In technisch opzicht is een blockchain niet veel meer dan een gedistribueerde database die bestaat uit een keten van datablokken. ‘Gedistribueerd’ betekent in dit geval dat deelnemers de data uitwisselen via een eigen peer-to-peer netwerk (P2P). Elke node beschikt daarbij over het volledige databasebestand.
Er bestaan zowel openbare als private blockchains. De bekendste openbare is die van de cryptomunt bitcoin. Een andere openbare blockchain is Ethereum. Die is vooral bekend geworden omdat hij in tegenstelling tot bitcoin ook smart contracts kan vastleggen. In theorie kan bij een openbare blockchain iedereen meedoen, alle data lezen en zelf nieuwe gegevens toevoegen. In het bedrijfsleven wordt meer gebruik gemaakt van private blockchains. Die bestaan alleen op het eigen netwerk en op computers van het betreffende bedrijf. Er zijn ook hybride vormen, waarbij niet alle data gedeeld wordt.

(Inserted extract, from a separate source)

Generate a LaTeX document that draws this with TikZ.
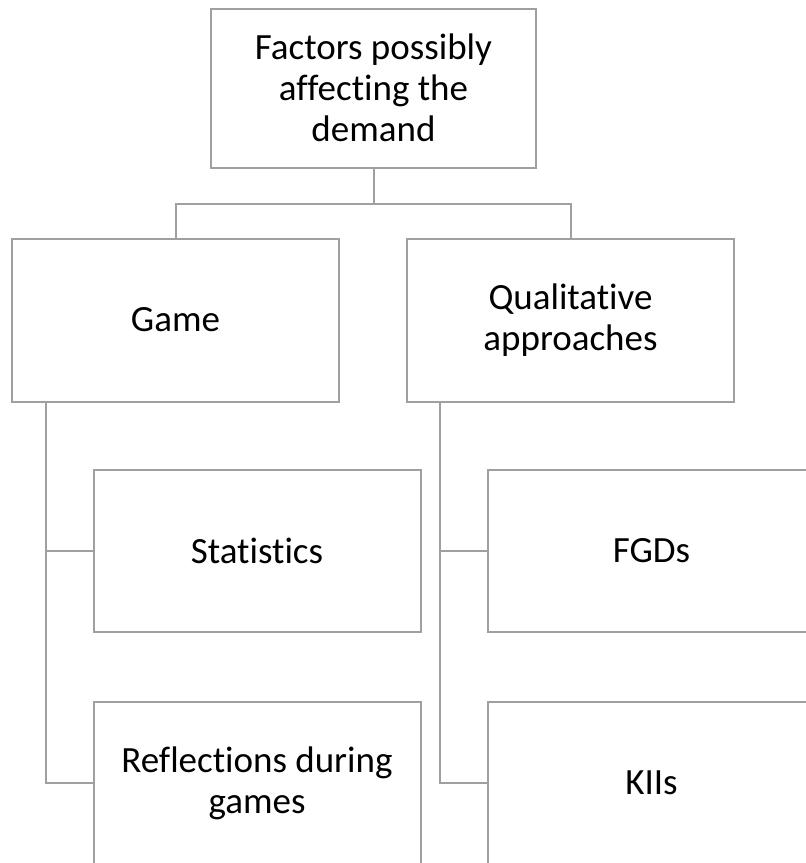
\documentclass[tikz,border=0pt]{standalone}
\usepackage{fontspec}
\setmainfont{Carlito}[Ligatures=CommonOff]
\begin{document}
\begin{tikzpicture}[x=1pt,y=-1pt,
  box/.style={draw=linegray, line width=2pt, fill=white, inner sep=0pt, align=center,
    font=\fontsize{37}{41}\selectfont, text=black, minimum width=327pt, minimum height=163pt},
  conn/.style={draw=linegray, line width=2pt}]
\definecolor{linegray}{HTML}{A0A0A0}
\useasboundingbox (0,0) rectangle (806,863);
\clip (0,0) rectangle (806,863);
\fill[white] (0,0) rectangle (806,863);
\node[box, minimum width=325pt, minimum height=159pt] (top) at (373.5,88) {Factors possibly\\affecting the\\demand};
\node[box] (game) at (175.5,320) {Game};
\node[box] (qual) at (570.5,320) {Qualitative\\approaches};
\node[box, minimum height=162pt] (stats) at (257,551) {Statistics};
\node[box] (refl) at (257,783) {Reflections during\\games};
\node[box, minimum height=162pt] (fgd) at (651.5,551) {FGDs};
\node[box] (kii) at (651.5,783) {KIIs};
\coordinate (split) at (373.5,204);
\coordinate (gl) at (46,402);
\coordinate (ql) at (440,402);
\draw[conn] (top.south) -- (split);
\draw[conn] (split) -| (game.north);
\draw[conn] (split) -| (qual.north);
\draw[conn] (gl) |- (refl.west);
\draw[conn] (gl |- stats.west) -- (stats.west);
\draw[conn] (ql) |- (kii.west);
\draw[conn] (ql |- fgd.west) -- (fgd.west);
\end{tikzpicture}
\end{document}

Een van de kenmerkendste eigenschappen van blockchains is dat eenmaal vastgelegde data naderhand in principe niet meer veranderd kunnen worden. Daardoor komen ze in aanmerking als opslagmedium voor toepassingen waarbij steeds nieuwe gegevens moeten worden bewaard zonder dat ze gemanipuleerd kunnen worden. Het kan gaan om gegevens van financiële transacties, maar net zo goed om een elektronisch patiëntendossier. De gebruikersdata in de bitcoin-blockchain zijn alle uitgevoerde transacties, oftewel de overboekingen van bedragen tussen deelnemers.
Het kleinste element van een blockchain is een block. Dat omvat behalve een index en een tijdstempel minstens drie andere componenten: de eigenlijke data, de hash van het voorgaande block en een zogeheten Proof of Work.
Doordat elk block de hash bevat van de voorganger, zijn ze aan elkaar gekoppeld en bieden ze onderlinge bescherming tegen manipulatie of onopzettelijke corruptie door bijvoorbeeld geheugen- of overdrachtsproblemen. Als je gegevens in een block achteraf zou wijzigen, verandert de hash en dit valt meteen op bij het volgende block. Maar dat niet alleen: de hash van de voorganger maakt deel uit van het block en wordt dus gebruikt bij het berekenen van de eigen hashwaarde, die weer in het volgende block wordt opgeslagen. Om de gegevens in een bestaand block aan te passen, moet je dus alle blocks vanaf dat punt opnieuw berekenen. Dat is in theorie wel mogelijk, maar veel meer werk. Hoe verder terug in de blockchain gegevens zijn vastgelegd, hoe moeilijker ze te manipuleren zijn.

Om zulke manipulaties nog lastiger en vanaf een bepaald punt haast onmogelijk te maken, verwerken de meeste blockchains in de hash een implementatie van Proof of Work. Dat is een getal dat moeilijk te berekenen, maar makkelijk te verifiëren is. De hashwaarde van een geldig block mag bijvoorbeeld niet groter zijn dan een bepaalde maximumwaarde. Om een nieuw block toe te voegen, moet net zo lang een Proof of Work-getal worden geprobeerd totdat een geldige hashwaarde is gevonden. Zolang het hash-algoritme niet gekraakt is, kan een geldig block alleen worden gevonden door lukraak getallen uit te proberen. In bitcoin-termen wordt het Proof of Work-getal trouwens de nonce genoemd. In de cryptografie staat dat eigenlijk voor ‘number used once’ en is het een soort eenmalig te gebruiken wachtwoord.
Door de regel voor een geldig block aan te passen, kan de hash-berekening moeilijker worden gemaakt. In de bitcoin-blockchain word de maximumwaarde voor een geldige hash geregeld zodanig aangepast dat alle deelnemers samen gemiddeld elke tien minuten een block kunnen toevoegen. De Ethereum-blockchain zou elke vier minuten met een block moeten groeien. Het bijbehorende hash-algoritme vereist niet alleen rekencapaciteit, maar ook een paar gigabyte aan opslagruimte. Daarmee moet worden verhinderd dat geldige blocks kunnen worden berekend met speciale hardware, zoals ASIC’s. Door een flinke investering in dergelijke hardware zou anders een meerderheid van de rekencapaciteit in handen kunnen komen van een beperkte groep deelnemers, wat de stabiliteit van de blockchain in gevaar kan brengen.
Elke deelnemer kan controleren of een blockchain intact is. Het werk daarvoor is te overzien. Je hoeft alleen de hash van elk block opnieuw te berekenen, die te vergelijken met de voorganger-hash in het volgende block en controleren of de nonce voldoet aan de gestelde voorwaarde. Hiervoor download je een blockhain-client.